Mais les révélations faites par Hélène Richard dans le Monde Diplomatique (novembre 2023) laissent entendre qu’il convient
toujours de prendre des distances avec les discours soporifiques imposés,
célébrant la fin du communisme soviétique ou la condamnation sans retenue du régime
poutinien glorifiant le patriote Zelenski.
En
effet, la corruption existe toujours
à grande échelle en Ukraine.
Indépendamment du trafic de vêtements militaires, qui valut la démission du
ministre de la Défense, les trafics en tous genres minent la société. Ainsi, il
faut aligner 4 000 dollars pour se faire réformer et obtenir un certificat
d’inaptitude. Les commissariats au recrutement de militaires s’arrangent avec
les gros employeurs pour déterminer le pourcentage des effectifs appelés sous
les drapeaux, moyennant pots de vin. Les soldes des soldats ne sont pas
toujours versées d’où un mécontentement de plus en plus grand.
Une
nouvelle législation a vu le jour en 2022, annulant l’obligation pour les
employeurs de maintenir le salaire des travailleurs servant au front. Ainsi le
fossé se creuse entre le front et l’arrière qui bénéficie d’une vie « normale ».

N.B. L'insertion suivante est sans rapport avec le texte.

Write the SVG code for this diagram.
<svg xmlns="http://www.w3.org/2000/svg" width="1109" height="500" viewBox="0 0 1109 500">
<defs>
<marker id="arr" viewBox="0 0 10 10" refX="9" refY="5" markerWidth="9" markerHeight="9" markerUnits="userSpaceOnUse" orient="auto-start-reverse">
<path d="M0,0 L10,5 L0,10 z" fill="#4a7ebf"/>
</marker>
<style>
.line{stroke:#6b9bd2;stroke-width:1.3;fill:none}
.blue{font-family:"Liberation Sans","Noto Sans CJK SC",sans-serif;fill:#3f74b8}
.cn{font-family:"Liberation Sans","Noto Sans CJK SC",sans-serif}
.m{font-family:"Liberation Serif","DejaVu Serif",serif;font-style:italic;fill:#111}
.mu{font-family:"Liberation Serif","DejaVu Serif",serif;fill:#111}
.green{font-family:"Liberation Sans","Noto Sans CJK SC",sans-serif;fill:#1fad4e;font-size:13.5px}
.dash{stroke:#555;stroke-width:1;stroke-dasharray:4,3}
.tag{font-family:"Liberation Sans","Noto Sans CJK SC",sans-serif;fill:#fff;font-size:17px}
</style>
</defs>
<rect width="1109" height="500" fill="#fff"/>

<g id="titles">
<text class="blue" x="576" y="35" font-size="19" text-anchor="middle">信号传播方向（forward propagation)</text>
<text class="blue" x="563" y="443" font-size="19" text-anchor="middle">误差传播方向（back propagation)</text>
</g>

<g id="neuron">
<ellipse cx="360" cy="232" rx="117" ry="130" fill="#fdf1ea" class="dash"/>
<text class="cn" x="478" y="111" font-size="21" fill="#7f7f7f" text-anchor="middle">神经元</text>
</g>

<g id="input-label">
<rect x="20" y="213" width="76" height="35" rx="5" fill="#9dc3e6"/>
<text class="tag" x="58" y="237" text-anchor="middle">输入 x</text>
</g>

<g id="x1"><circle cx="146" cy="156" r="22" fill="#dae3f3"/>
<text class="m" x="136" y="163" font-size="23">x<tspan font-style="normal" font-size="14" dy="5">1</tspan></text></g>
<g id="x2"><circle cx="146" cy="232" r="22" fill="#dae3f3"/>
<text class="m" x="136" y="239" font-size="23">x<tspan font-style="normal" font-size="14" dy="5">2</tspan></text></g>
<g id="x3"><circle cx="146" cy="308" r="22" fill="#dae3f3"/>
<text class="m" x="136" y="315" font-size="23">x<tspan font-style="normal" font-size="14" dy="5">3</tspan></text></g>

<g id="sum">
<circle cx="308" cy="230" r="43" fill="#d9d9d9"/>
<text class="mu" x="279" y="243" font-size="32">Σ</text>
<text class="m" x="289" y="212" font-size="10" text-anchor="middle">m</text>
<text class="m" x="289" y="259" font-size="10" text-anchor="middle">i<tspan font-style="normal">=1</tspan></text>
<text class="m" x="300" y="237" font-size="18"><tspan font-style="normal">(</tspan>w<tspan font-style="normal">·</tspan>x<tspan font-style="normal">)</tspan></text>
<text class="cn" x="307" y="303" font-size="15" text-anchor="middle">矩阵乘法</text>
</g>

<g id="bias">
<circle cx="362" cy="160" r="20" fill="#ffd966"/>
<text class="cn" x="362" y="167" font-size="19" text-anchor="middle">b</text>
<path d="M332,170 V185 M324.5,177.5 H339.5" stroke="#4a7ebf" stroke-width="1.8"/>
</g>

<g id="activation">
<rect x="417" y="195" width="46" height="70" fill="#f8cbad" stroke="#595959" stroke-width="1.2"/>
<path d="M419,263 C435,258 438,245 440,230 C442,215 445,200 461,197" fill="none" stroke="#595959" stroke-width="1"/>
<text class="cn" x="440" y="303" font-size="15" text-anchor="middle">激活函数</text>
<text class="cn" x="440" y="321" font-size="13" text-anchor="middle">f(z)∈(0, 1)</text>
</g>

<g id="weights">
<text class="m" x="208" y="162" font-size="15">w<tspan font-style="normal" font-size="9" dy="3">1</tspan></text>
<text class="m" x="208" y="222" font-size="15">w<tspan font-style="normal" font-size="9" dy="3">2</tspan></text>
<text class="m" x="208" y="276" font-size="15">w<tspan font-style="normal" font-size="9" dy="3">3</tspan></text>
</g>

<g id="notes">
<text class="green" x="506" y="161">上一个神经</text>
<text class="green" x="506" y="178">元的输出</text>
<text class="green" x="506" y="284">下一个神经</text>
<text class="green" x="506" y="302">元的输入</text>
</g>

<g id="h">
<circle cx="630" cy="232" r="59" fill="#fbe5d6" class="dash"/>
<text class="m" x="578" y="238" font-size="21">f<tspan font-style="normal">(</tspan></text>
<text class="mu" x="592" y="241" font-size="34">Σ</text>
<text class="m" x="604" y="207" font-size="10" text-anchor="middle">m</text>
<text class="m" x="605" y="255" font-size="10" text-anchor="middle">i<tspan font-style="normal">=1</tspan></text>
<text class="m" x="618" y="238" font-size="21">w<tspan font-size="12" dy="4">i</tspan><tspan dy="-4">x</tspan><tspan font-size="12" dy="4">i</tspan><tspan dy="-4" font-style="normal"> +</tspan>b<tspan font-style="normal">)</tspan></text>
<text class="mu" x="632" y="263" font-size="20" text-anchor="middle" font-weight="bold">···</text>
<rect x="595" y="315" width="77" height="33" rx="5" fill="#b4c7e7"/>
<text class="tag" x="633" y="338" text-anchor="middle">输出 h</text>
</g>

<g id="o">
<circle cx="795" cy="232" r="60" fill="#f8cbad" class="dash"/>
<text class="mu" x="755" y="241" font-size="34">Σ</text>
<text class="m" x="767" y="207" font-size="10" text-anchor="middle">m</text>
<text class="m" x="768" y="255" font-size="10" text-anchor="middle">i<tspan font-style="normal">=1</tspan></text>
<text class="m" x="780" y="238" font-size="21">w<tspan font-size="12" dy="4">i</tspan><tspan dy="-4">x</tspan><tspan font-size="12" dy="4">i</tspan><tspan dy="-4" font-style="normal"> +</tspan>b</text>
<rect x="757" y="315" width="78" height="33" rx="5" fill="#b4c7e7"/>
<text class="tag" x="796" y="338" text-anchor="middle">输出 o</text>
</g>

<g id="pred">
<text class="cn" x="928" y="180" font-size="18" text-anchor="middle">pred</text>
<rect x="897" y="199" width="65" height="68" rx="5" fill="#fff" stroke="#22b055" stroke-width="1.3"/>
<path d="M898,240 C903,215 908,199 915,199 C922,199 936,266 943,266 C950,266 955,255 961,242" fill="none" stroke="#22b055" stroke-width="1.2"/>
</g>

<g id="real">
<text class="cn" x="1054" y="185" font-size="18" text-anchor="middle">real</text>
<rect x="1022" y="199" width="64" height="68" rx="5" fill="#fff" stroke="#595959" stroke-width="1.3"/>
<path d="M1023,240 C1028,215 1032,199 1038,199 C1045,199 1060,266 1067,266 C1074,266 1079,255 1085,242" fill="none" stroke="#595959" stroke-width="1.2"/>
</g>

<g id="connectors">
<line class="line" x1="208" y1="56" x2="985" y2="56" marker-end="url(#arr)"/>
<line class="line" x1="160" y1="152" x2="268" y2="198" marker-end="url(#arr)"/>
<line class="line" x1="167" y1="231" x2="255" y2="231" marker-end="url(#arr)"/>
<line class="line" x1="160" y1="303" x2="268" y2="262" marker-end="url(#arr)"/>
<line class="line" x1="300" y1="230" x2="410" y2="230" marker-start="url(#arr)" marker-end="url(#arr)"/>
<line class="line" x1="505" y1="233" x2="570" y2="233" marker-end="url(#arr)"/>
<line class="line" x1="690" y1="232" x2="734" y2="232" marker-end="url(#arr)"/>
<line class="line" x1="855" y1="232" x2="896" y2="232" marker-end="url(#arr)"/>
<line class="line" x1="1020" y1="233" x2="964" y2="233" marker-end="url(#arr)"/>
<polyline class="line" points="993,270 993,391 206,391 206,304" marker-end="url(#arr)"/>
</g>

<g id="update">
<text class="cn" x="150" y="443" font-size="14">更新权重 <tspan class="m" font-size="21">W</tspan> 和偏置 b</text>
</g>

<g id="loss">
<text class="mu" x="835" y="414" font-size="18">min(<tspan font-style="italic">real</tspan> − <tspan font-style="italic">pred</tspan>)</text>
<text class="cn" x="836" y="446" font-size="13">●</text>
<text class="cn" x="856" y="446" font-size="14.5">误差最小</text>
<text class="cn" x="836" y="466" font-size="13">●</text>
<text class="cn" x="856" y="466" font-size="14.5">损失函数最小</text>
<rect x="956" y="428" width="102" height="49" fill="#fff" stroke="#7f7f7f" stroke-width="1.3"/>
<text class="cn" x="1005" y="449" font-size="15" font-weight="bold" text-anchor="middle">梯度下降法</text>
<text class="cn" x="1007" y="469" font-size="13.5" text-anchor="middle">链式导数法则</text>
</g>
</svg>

Les jeunes exemptés postent des photos de leurs vacances…
Les
régressions sociales prennent la forme également de suppression d’un certain nombre de droits sociaux : suspension des accords collectifs
d’entreprises avec modification unilatérale des conditions de travail,
possibilité de licencier sans délai de prévenance de 2 mois et sans l’obtention
de l’accord du syndicat… Pour les PME qui constituent 70 % des entreprises
de moins de 250 salariés, la « régulation » est encore plus rude :
les licenciements sont déclarés sans cause et les contrats zéro heure se multiplient (travail à la demande de
l’employeur sans en préciser les conditions).
On
assiste donc à la naissance d’un capitalisme sauvage, ce qu’une députée appelle
« décommunisation ». En ce sens, la suppression du fonds d’assurances sociales a été actée pour être
versé dans la caisse des retraites ; les cotisations sociales ont été diminuées
de 14 à 9 %, les travailleurs sont de plus en plus livrés à eux-mêmes.
La
première centrale syndicale (Fédération des Syndicats d’Ukraine) qui comptait
avant la guerre 9 millions d’adhérents, est désormais dans le viseur du pouvoir
de Zelenski et de sa clique.
Cet
organisme de cogestion des œuvres sociales, à l’époque du parti communiste, est
sur la sellette. Il s’est, depuis, relativement effondré. Il gérait auparavant
des sanatoriums, des centres de vacances, des bases de loisirs. Depuis la
guerre, il accueille des réfugiés de l’intérieur, des blessés… La volonté de
l’État de s’accaparer ce patrimoine fut tellement brutal que l’Europe elle-même
s’y opposa : le rapt était trop gros. Il vaut mieux, c’est la solution
retenue, criminaliser les dirigeants syndicaux, entreprendre des actions
pénales contre eux afin de pouvoir
procéder à la nationalisation des biens
détenus par les syndicats, y compris leurs sièges, pour finalement les privatiser en lots distincts. Ceci
devient « d’autant plus facile » que les syndicats connaissent des
véritables banqueroutes (cotisations insuffisantes, chômage).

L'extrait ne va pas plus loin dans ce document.